Abstract

Mesenchymal Stromal Cells (MSCs) are critical mediators of tissue repair and regeneration, a function increasingly attributed to their capacity for intercellular communication beyond paracrine signaling. This study investigates **mitochondrial donation** as a primary mechanism by which MSCs participate in regenerative processes, focusing on the cellular and molecular events at the interface of donor and recipient cells. We hypothesize that the transfer of healthy mitochondria from MSCs to metabolically compromised or injured cells is a key strategy for restoring cellular bioenergetics and promoting survival.
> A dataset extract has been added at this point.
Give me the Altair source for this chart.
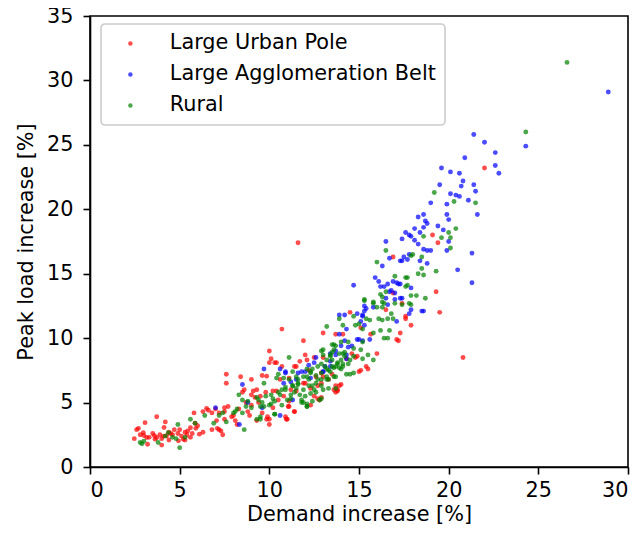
import altair as alt
import pandas as pd

# ---- data ----
urban_x = [2.47, 2.6, 2.7, 2.97, 3.07, 3.16, 3.21, 3.0, 3.72, 3.59, 3.72, 3.63, 4.0, 4.0, 4.2, 4.13, 4.27, 4.5, 4.6, 4.7,
           4.93, 5.1, 5.2, 5.4, 5.45, 5.6, 5.7, 5.86, 5.6, 6.3, 6.1, 5.8, 6.3, 6.5, 6.8, 7.0, 7.06, 7.2, 7.3, 7.4,
           7.5, 7.1, 6.8, 5.3, 4.4, 3.9,
           7.6, 7.6, 8.4, 9.0, 9.6, 10.0, 10.0, 10.3, 12.0, 11.4, 11.7, 11.9, 13.0, 9.1, 9.3, 9.5, 9.8, 9.2, 7.7, 7.9,
           8.1, 8.2, 9.3, 9.6, 9.9, 10.0, 10.0, 11.1, 11.4, 11.1, 10.9, 11.0, 13.7, 13.8, 13.8, 14.0, 7.5, 7.5, 8.6, 8.7,
           8.9, 10.7, 10.7, 11.6, 10.4, 11.2, 12.0, 12.2, 12.5, 12.7, 13.0, 13.0, 13.3, 8.0, 8.3, 8.8, 9.0, 9.4, 10.2, 10.5,
           10.8, 11.5, 12.3, 12.6, 12.9, 13.5,
           14.5, 13.7, 17.4, 17.6, 17.9, 17.2, 16.0, 15.5, 15.1, 14.8, 14.6, 13.6, 13.7, 12.9, 14.9, 14.1, 14.3, 15.65,
           15.1, 16.5, 17.3,
           16.9, 16.9, 19.3, 19.5, 17.6, 19.4, 22.0, 20.8, 19.1,
           10.1, 10.4, 11.5, 12.1, 12.5, 12.9, 9.85, 10.6, 11.1, 11.9, 12.7, 12.8, 12.3, 11.4, 11.05, 9.85, 10.95,
           10.2, 13.9, 15.0, 15.4, 17.1,
           2.8, 3.3, 3.5, 4.1, 4.4, 4.9, 5.0, 5.3, 5.9, 6.0, 6.6, 7.2, 8.5, 9.0]
urban_y = [2.2, 2.9, 3.0, 2.67, 3.44, 2.29, 1.77, 2.45, 3.9, 2.42, 2.29, 2.16, 2.2, 1.7, 3.5, 3.06, 2.42, 2.6, 2.5, 2.9,
           2.03, 2.4, 2.15, 2.5, 2.8, 3.05, 2.6, 3.39, 2.3, 2.7, 2.55, 4.2, 4.3, 4.55, 4.2, 4.5, 3.6, 2.9, 2.8, 2.5,
           4.6, 3.0, 2.9, 2.1, 2.1, 2.5,
           7.2, 6.5, 7.0, 6.8, 7.1, 9.0, 8.1, 8.1, 8.7, 7.8, 8.2, 9.8, 7.0, 5.9, 6.0, 5.5, 5.8, 5.4, 4.7, 3.9,
           3.6, 3.3, 3.6, 4.2, 3.9, 3.7, 3.3, 4.7, 4.3, 5.1, 3.9, 3.7, 6.3, 5.9, 6.0, 6.4, 4.3, 3.7, 6.0, 5.0,
           4.0, 7.8, 10.7, 17.4, 5.9, 6.0, 6.5, 7.5, 5.5, 5.3, 10.4, 8.5, 6.8, 4.0, 4.5, 4.3, 4.8, 5.0, 4.6, 5.2,
           5.5, 5.9, 6.1, 7.0, 6.5, 7.2,
           12.0, 10.3, 12.7, 11.5, 11.0, 9.8, 8.8, 7.6, 7.5, 8.5, 8.8, 6.0, 5.8, 5.4, 8.6, 10.3, 8.4, 10.3,
           10.8, 12.2, 10.4,
           16.3, 13.5, 13.6, 12.0, 11.7, 17.4, 23.2, 8.5, 18.0,
           8.4, 8.1, 7.8, 8.3, 8.5, 7.3, 7.05, 6.8, 6.9, 6.5, 6.3, 5.2, 4.8, 4.3, 4.7, 3.7, 3.7,
           5.9, 6.3, 7.4, 7.8, 9.9,
           2.5, 2.3, 2.6, 2.4, 2.7, 2.6, 2.9, 2.7, 3.0, 3.2, 4.4, 4.2, 5.8, 5.6]

belt_x = [8.33, 8.5, 7.0, 9.7, 10.6, 9.6, 10.6, 10.9, 11.6, 12.0, 12.2, 12.6, 13.4, 13.7, 14.0, 14.2, 11.3, 8.8, 10.8, 11.2,
          13.1,
          13.9, 14.2, 14.9, 15.2, 15.4, 15.8, 15.1, 15.3, 13.9, 14.3, 14.9, 15.2, 15.6, 14.6, 14.3, 13.4, 16.7, 16.6, 17.4,
          17.8, 17.9, 18.5, 17.1, 13.0, 14.7,
          16.5, 16.3, 15.9, 16.1, 16.2, 16.4, 16.6, 16.9, 17.1, 17.2, 16.8, 17.0, 17.0, 16.5, 15.3, 15.3, 15.2, 17.5, 17.4,
          17.8, 16.7,
          19.6, 20.1, 20.6, 20.8, 20.7, 21.4, 21.5, 22.6, 22.8, 19.5, 20.1, 20.4, 20.6, 21.1, 21.6, 19.9, 19.0, 19.9, 20.0,
          18.3, 18.6, 18.7, 18.8, 18.1, 17.6, 17.8, 17.4, 18.4, 18.6, 19.4, 19.7, 20.0, 19.9, 18.1, 18.3, 18.6, 18.8, 19.0,
          17.9, 18.4, 17.7, 17.3, 18.8, 21.3, 20.5, 17.3, 17.9, 21.3, 17.3, 18.6,
          20.9, 21.4, 22.0, 22.6, 24.3, 28.9,
          10.9, 11.8, 12.5, 13.4, 13.7, 14.4, 14.3, 15.0, 11.5, 12.3, 13.0]
belt_y = [3.3, 6.4, 4.6, 7.6, 4.0, 4.6, 7.6, 7.4, 7.3, 7.4, 7.9, 8.5, 8.8, 8.7, 9.4, 9.8, 5.2, 5.0, 6.5, 6.6,
          7.8,
          11.8, 11.8, 11.9, 11.8, 12.3, 12.4, 11.3, 11.0, 10.3, 10.7, 9.9, 9.8, 9.9, 9.4, 8.7, 8.2, 13.6, 12.6, 13.1,
          11.9, 12.2, 12.1, 11.3, 7.4, 14.1,
          17.5, 15.6, 14.7, 14.4, 14.0, 14.0, 14.2, 14.4, 14.3, 14.2, 13.7, 13.5, 13.0, 13.1, 12.5, 12.1, 11.7, 16.3, 16.0,
          16.5, 16.2,
          23.2, 22.9, 22.8, 22.2, 21.8, 21.9, 21.4, 23.4, 22.8, 21.9, 21.2, 21.1, 21.0, 20.7, 19.6, 20.4, 20.5, 19.6, 19.2,
          19.4, 19.6, 19.1, 18.9, 18.5, 18.2, 18.0, 17.7, 18.2, 18.6, 18.7, 18.4, 17.5, 16.8, 17.6, 17.3, 16.9, 16.8, 16.8,
          17.9, 16.0, 16.1, 16.0, 15.8, 16.6, 15.3, 14.2, 13.9, 14.3, 13.1, 12.1,
          24.0, 25.8, 25.2, 24.4, 24.9, 29.1,
          7.3, 7.4, 8.1, 7.8, 9.0, 9.3, 8.4, 9.9, 6.8, 6.9, 7.4]

rural_x = [2.8, 2.9, 3.8, 4.37, 4.9, 5.0, 4.6, 4.8, 5.6, 5.86, 6.4, 6.9, 7.2, 4.2, 5.3, 3.0, 7.4, 7.6,
           11.1, 10.5, 10.4, 11.1, 11.6, 12.1, 12.9, 13.0, 13.5, 13.5, 13.8, 14.1, 14.5, 14.7, 8.6, 8.3, 8.5, 8.1,
           8.5, 9.4, 9.8, 10.1, 10.3, 10.7, 11.4, 11.8, 12.1, 12.0, 12.4, 12.8, 12.5, 12.9, 13.2, 12.7, 12.2, 12.3,
           9.3, 9.5, 10.3, 9.5, 8.7, 9.7, 12.1, 13.2, 10.8, 11.3, 11.6, 11.8, 11.0, 10.1, 10.5, 9.0, 9.3, 9.6,
           8.0, 8.2, 8.8, 10.7, 11.2, 11.5, 11.9, 12.6, 12.9, 13.1, 13.4, 10.9, 11.3, 12.4, 12.6, 13.0, 13.3, 13.6,
           14.0, 14.1, 12.2,
           15.3, 15.8, 16.3, 16.5, 16.4, 17.4, 17.8, 18.2, 16.1, 16.6, 16.8, 14.7, 15.4, 15.6, 13.9, 14.1, 14.8, 15.2,
           16.2, 16.7, 16.4, 16.6, 15.8, 13.6, 13.5, 13.0, 13.9, 14.2, 14.7, 15.1, 15.5, 15.8, 14.5, 14.1, 13.7, 13.2,
           13.4, 13.9, 12.9, 13.6, 14.3, 13.3, 13.7, 14.7, 15.2, 14.4, 15.0, 15.2,
           16.5, 16.0, 16.2, 16.3, 15.3, 15.8, 16.0, 16.3, 17.0, 17.6, 17.7, 17.9, 18.7, 17.0, 16.3, 16.9,
           19.2, 20.3, 21.5, 20.4, 20.0, 20.1, 19.6, 20.1, 18.5, 17.9, 18.5, 17.7, 18.3, 18.6, 19.3, 17.6, 17.9, 18.0,
           18.6, 24.3, 26.6,
           9.7, 10.3, 9.5, 11.9, 12.1, 10.6, 10.9, 11.3, 11.6, 11.9, 12.3, 12.7, 12.9, 13.2, 13.4, 13.6, 13.7, 14.0,
           13.2, 13.3, 13.5, 13.8, 14.0, 14.2, 13.7, 12.4, 12.3, 11.7, 11.2, 10.2, 10.0, 11.5, 12.1, 12.6, 12.9, 14.4]
rural_y = [1.9, 1.8, 1.9, 2.67, 3.3, 1.5, 2.3, 2.2, 3.7, 3.4, 4.0, 3.4, 4.0, 2.4, 2.3, 2.0, 4.2, 3.5,
           8.5, 7.2, 6.9, 6.8, 6.5, 7.0, 9.0, 8.7, 9.5, 8.3, 8.1, 7.8, 7.2, 7.3, 2.9, 5.6, 5.2, 4.3,
           4.2, 5.2, 5.5, 5.6, 5.1, 6.0, 5.8, 5.2, 4.9, 5.5, 5.1, 5.2, 6.0, 6.3, 6.8, 6.8, 6.3, 7.3,
           3.7, 3.9, 4.1, 4.7, 4.7, 6.5, 4.7, 10.9, 6.9, 7.4, 6.4, 5.0, 5.2, 4.9, 5.8, 4.6, 5.4, 5.0,
           4.2, 4.5, 5.1, 4.8, 5.6, 6.1, 6.0, 5.8, 5.3, 7.8, 7.4, 6.2, 6.3, 7.6, 6.5, 6.0, 6.1, 7.7,
           7.6, 8.8, 6.8,
           13.0, 12.8, 13.2, 13.6, 12.7, 12.6, 12.7, 13.3, 11.5, 11.5, 11.9, 11.7, 11.5, 11.4, 11.5, 11.0, 11.0, 10.7,
           10.6, 10.6, 10.0, 10.0, 10.4, 9.5, 8.9, 9.1, 8.8, 8.9, 9.2, 9.1, 8.7, 8.3, 8.3, 8.0, 7.8, 7.6,
           8.6, 7.7, 7.3, 7.0, 7.2, 6.8, 6.1, 8.6, 8.4, 9.7, 11.1, 9.7,
           16.8, 15.9, 13.4, 12.8, 12.9, 12.7, 12.4, 12.4, 12.7, 14.7, 14.1, 13.3, 13.1, 14.8, 11.4, 11.5,
           21.3, 20.6, 20.5, 18.5, 18.2, 17.8, 17.8, 17.0, 16.3, 16.4, 15.4, 14.7, 15.0, 14.9, 15.2, 14.0, 12.6, 16.5,
           17.9, 26.0, 31.4,
           4.7, 4.1, 3.7, 5.0, 4.7, 5.6, 6.0, 6.3, 6.8, 7.0, 7.4, 7.8, 8.0, 8.3, 8.7, 9.1, 9.4, 9.7,
           7.0, 7.5, 7.8, 8.0, 8.3, 8.6, 7.0, 6.3, 5.7, 5.6, 5.3, 5.3, 4.8, 7.0, 7.6, 7.1, 6.8, 8.0]

categories = ["Large Urban Pole", "Large Agglomeration Belt", "Rural"]
colors = ["#ff0000", "#0000ff", "#008000"]
x_ticks = [0, 5, 10, 15, 20, 25, 30]
y_ticks = [0, 5, 10, 15, 20, 25, 30, 35]

rows = []
for name, xs, ys in [(categories[0], urban_x, urban_y),
                     (categories[1], belt_x, belt_y),
                     (categories[2], rural_x, rural_y)]:
    for a, b in zip(xs, ys):
        rows.append({"demand": a, "peak": b, "group": name})
df = pd.DataFrame(rows)

FONT = "DejaVu Sans"
FS = 20.8

chart = alt.Chart(df).mark_circle(size=24, opacity=0.7).encode(
    x=alt.X("demand:Q", title="Demand increase [%]",
            scale=alt.Scale(domain=[0, 30], nice=False, zero=False),
            axis=alt.Axis(values=x_ticks, format="d", labelPadding=6, titlePadding=5)),
    y=alt.Y("peak:Q", title="Peak load increase [%]",
            scale=alt.Scale(domain=[0, 35], nice=False, zero=False),
            axis=alt.Axis(values=y_ticks, format="d", labelPadding=10, titlePadding=10)),
    color=alt.Color("group:N",
                    scale=alt.Scale(domain=categories, range=colors),
                    sort=categories,
                    legend=alt.Legend(orient="none", legendX=11, legendY=8, title=None,
                                      labelFontSize=FS, labelFont=FONT, labelColor="black",
                                      labelLimit=0,
                                      symbolSize=20, symbolType="circle", symbolOpacity=0.7,
                                      padding=9, rowPadding=9, symbolOffset=10, labelOffset=29,
                                      strokeColor="#cccccc", fillColor="rgba(255,255,255,0.8)",
                                      cornerRadius=4)),
).properties(
    width=538, height=451,
    autosize=alt.AutoSizeParams(type="none"),
    padding={"left": 82, "top": 8, "right": 5, "bottom": 61},
).configure_view(
    stroke="black", strokeWidth=1.6
).configure_axis(
    grid=False, domainColor="black", domainWidth=1.6, tickColor="black", tickWidth=1.6, tickSize=7,
    labelFont=FONT, labelFontSize=FS, labelColor="black",
    titleFont=FONT, titleFontSize=FS, titleFontWeight="normal", titleColor="black",
).configure_legend(
    strokeWidth=1.6
)

chart.save("out.html", embed_options={"renderer": "svg", "actions": False})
Using co-culture models of MSCs and cells subjected to oxidative stress, we employed live-cell imaging, fluorescent mitochondrial tracking, and transmission electron microscopy to visualize the transfer process, alongside respirometry to quantify the functional recovery of recipient cells. Our findings demonstrate that MSCs actively transfer functional mitochondria, primarily via tunneling nanotubes, leading to a significant increase in the oxygen consumption rate and ATP production in the damaged cells. This direct metabolic support effectively mitigates cellular damage and enhances viability. The results underscore mitochondrial donation as a fundamental, non-genetic mechanism of MSC-mediated regeneration, offering a novel therapeutic target for conditions characterized by mitochondrial dysfunction and tissue injury.